Dominique Desanti, avoue choisir le ''courant du parti'', au ''courant de l'amitié''. Elle accepte de brûler ses idoles, « comme les missionnaires l’exigeaient des païens convertis. Rester animiste, c’est-à-dire adepte des esthétiques considérées comme décadentes, et se déclarer marxiste ne convenait plus. Avant la création de La Nouvelle Critique, on louvoyait. Là, nous nous trouvions au pied du mur. Je jetais au bûcher les dieux de ma première jeunesse en persiflant Gide ».

Entre communistes, on hésite pas à dénoncer '' les coucheries de Marguerite et son obscénité''. Duras ne reprendra pas sa carte en 1949 ; et Antelme sera exclu.

Edgar Morin

 

Jusqu’en 1947, Edgar Morin partage un appartement rue Saint-Benoît avec Marguerite Duras, Robert Antelme, Dionys Mascolo, sortant le soir pour écouter Boris Vian trompetter au Tabou ou Juliette Gréco au Vieux-Colombier. « Marguerite cuisinait des déjeuners franco-vietnamiens et des dîners de fête réunissant les Queneau, les Merleau-Ponty, les René Clément, Georges Bataille ».

Edgar Morin, et Mascolo contestent l'accusation ''d’agents américains'', et d'autres plus grotesques, accolées à Sartre et Merleau-Ponty. Suite à un article (1951) qu'il écrit pour pour l'Observateur, il sera convoqué par Annie Kriegel ( Annie Besse) et exclu. « Ce fut comme un chagrin d'enfant, énorme et très court. » dira-t-il.
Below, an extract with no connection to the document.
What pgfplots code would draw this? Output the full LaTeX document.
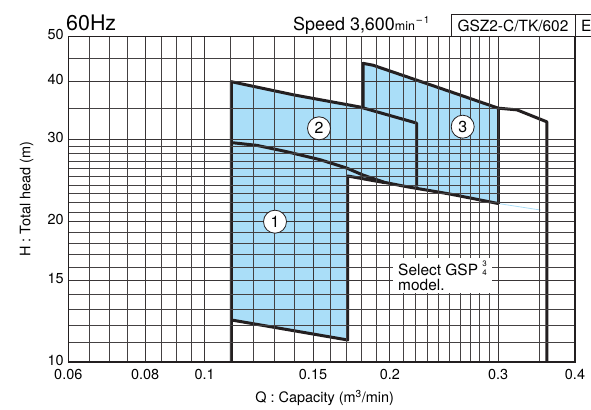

Morin ( 28 ans) travaille sur une réflexion de la manière dont les civilisations ont construit et vécu la question de la mort ( L'Homme et la Mort, paraîtra en 1951). C'est assez original ; puisqu'il ose une étude transdisciplinaire. Pour lui l'humain est à la fois rationnel et relié à l'imaginaire. Sa motivation est d'ordre matériel pour organiser sa survie, et sans se couper du mythe, de l'imagination.

Homo sapiens a conscience de la mort et peut en même temps admettre la disparition de sa chair, et croire en une vie au-delà de la mort. Homo sapiens, malgré sa peur, est capable de risquer sa vie pour une cause supérieure : la famille ou la patrie.